La cuarentena nos frenó.
Afectad@s, acostumbrad@s, resistentes, disgustad@s. Respondemos de acuerdo a nuestro particular estilo.
El mío es el de la actividad intensa. Salir a trabajar, pasear, encontrarme con otras personas. Me reúno con pacientes, coordino grupos, tomo cafecitos mientras leo, preparo una nota. Me gustan los bares, porque hay gente y ruidos, que no molestan, al contrario, me concentro mejor.
Estoy afectada por esta detención. Imagino este movimiento mundial como una Matrix: conciente o inconscientemente nos movemos al ritmo de algo parecido las olas del océano o las ondas armónicas en la que se expande la música.

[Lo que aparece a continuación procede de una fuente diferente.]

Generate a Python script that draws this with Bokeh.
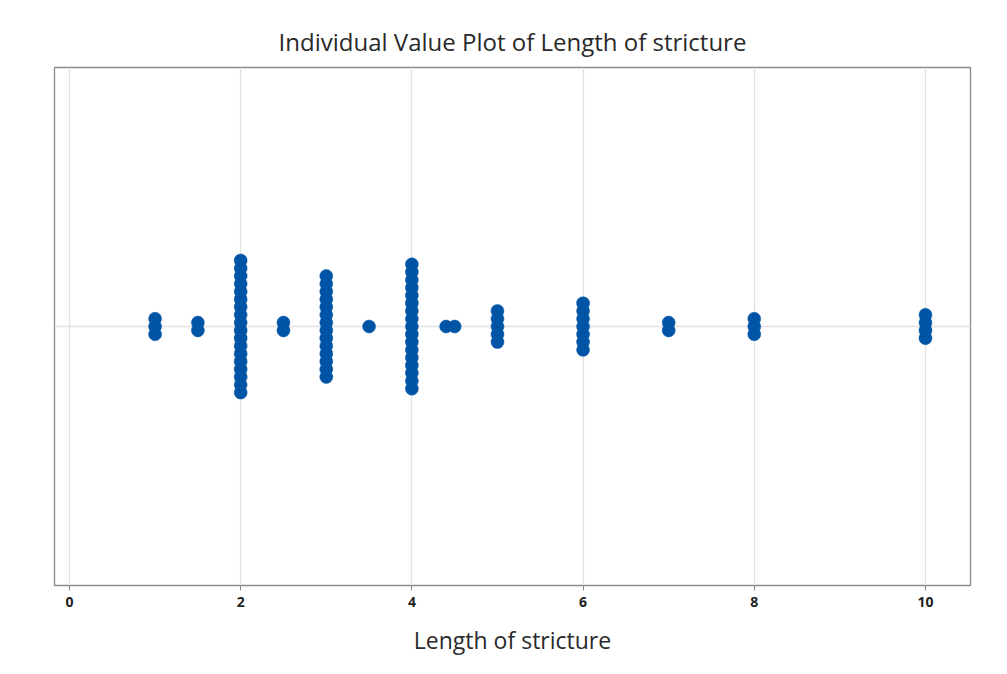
from bokeh.plotting import figure
from bokeh.models import Range1d, FixedTicker, Span, ColumnDataSource
from bokeh.embed import file_html
from bokeh.resources import INLINE

# Data: distinct stricture lengths and how many patients share each
lengths = [1, 1.5, 2, 2.5, 3, 3.5, 4, 4.4, 4.5, 5, 6, 7, 8, 10]
counts = [3, 2, 18, 2, 14, 1, 17, 1, 1, 5, 7, 2, 3, 4]
x_ticks = [0, 2, 4, 6, 8, 10]

# Layout of the symmetric vertical stacks (display only)
step = 0.030
xs, ys = [], []
for v, n in zip(lengths, counts):
    for i in range(n):
        xs.append(v)
        ys.append((i - (n - 1) / 2) * step)

src = ColumnDataSource(dict(x=xs, y=ys))

FONT = "Open Sans"
p = figure(width=991, height=658, output_backend="svg", toolbar_location=None,
           x_range=Range1d(-0.175, 10.526), y_range=Range1d(-1, 1),
           title="Individual Value Plot of Length of stricture",
           min_border_left=54, min_border_right=21, min_border_top=67,
           min_border_bottom=72)

p.title.align = "center"
p.title.text_font = FONT
p.title.text_font_size = "24px"
p.title.text_font_style = "normal"
p.title.text_color = "#2a2a2a"
p.title.offset = 0
p.title.standoff = 19

p.add_layout(Span(location=0, dimension="width", line_color="#e2e2e2",
                  line_width=1.3, level="underlay"))

p.scatter("x", "y", source=src, size=13, fill_color="#0054A6", line_color="#0054A6",
          line_width=0.5)

p.yaxis.visible = False
p.ygrid.grid_line_color = None

p.xaxis.ticker = FixedTicker(ticks=x_ticks)
p.xaxis.axis_label = "Length of stricture"
p.xaxis.axis_label_text_font = FONT
p.xaxis.axis_label_text_font_size = "23px"
p.xaxis.axis_label_text_font_style = "normal"
p.xaxis.axis_label_text_color = "#2a2a2a"
p.xaxis.axis_label_standoff = 14
p.xaxis.major_label_text_font = FONT
p.xaxis.major_label_text_font_size = "14px"
p.xaxis.major_label_text_font_style = "bold"
p.xaxis.major_label_text_color = "#222222"
p.xaxis.major_label_standoff = 6
p.xaxis.axis_line_color = None
p.xaxis.major_tick_line_color = "#888888"
p.xaxis.major_tick_out = 5
p.xaxis.major_tick_in = 0
p.xaxis.minor_tick_line_color = None
p.xgrid.grid_line_color = "#e2e2e2"
p.xgrid.grid_line_width = 1.3

p.outline_line_color = "#8a8a8a"
p.outline_line_width = 1.3
p.background_fill_color = "white"
p.border_fill_color = "white"

open("out.html", "w").write(file_html(p, INLINE))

Este movimiento más lento me permitió enfocar una etapa de mi niñez en la que pasaba las tardes con mi madre. Ella tenía en esa época una presencia calmada y pacífica. Estaba.
La merienda era la hora sagrada: mi tarea escolar y su tejido podían esperar. Mirábamos la novela en la tele.
Está claro que disfruté mucho esas tardes de calma. El ritmo lento daba tiempo para profundizar en el detalle. En la percepción fina de olores, climas.
No necesité estímulos para animarme, distraerme, aprender. Era ese ambiente contenedor, de compañía amorosa, lo único que importaba. Era un tiempo nuestro. La tarde con mi madre.
Luego la cena era el momento de apertura de este espacio de intimidad. Mi padre aportaba su ritmo personal, venía del ajetreo en el afuera, a ser restaurado en el ambiente sanador de mi casa. El espíritu inquieto y curioso lo recibí a través de sus genes. Además del amor, inmenso.
Sé que soy una buena madre. Pero me doy cuenta que esas tardes de calma no pude replicarlas en la niñez de mis hijos. No me juzgo, pero está bueno reconocer lo que recibí de valioso.
Porque hoy la calma es un estado al que puedo volver.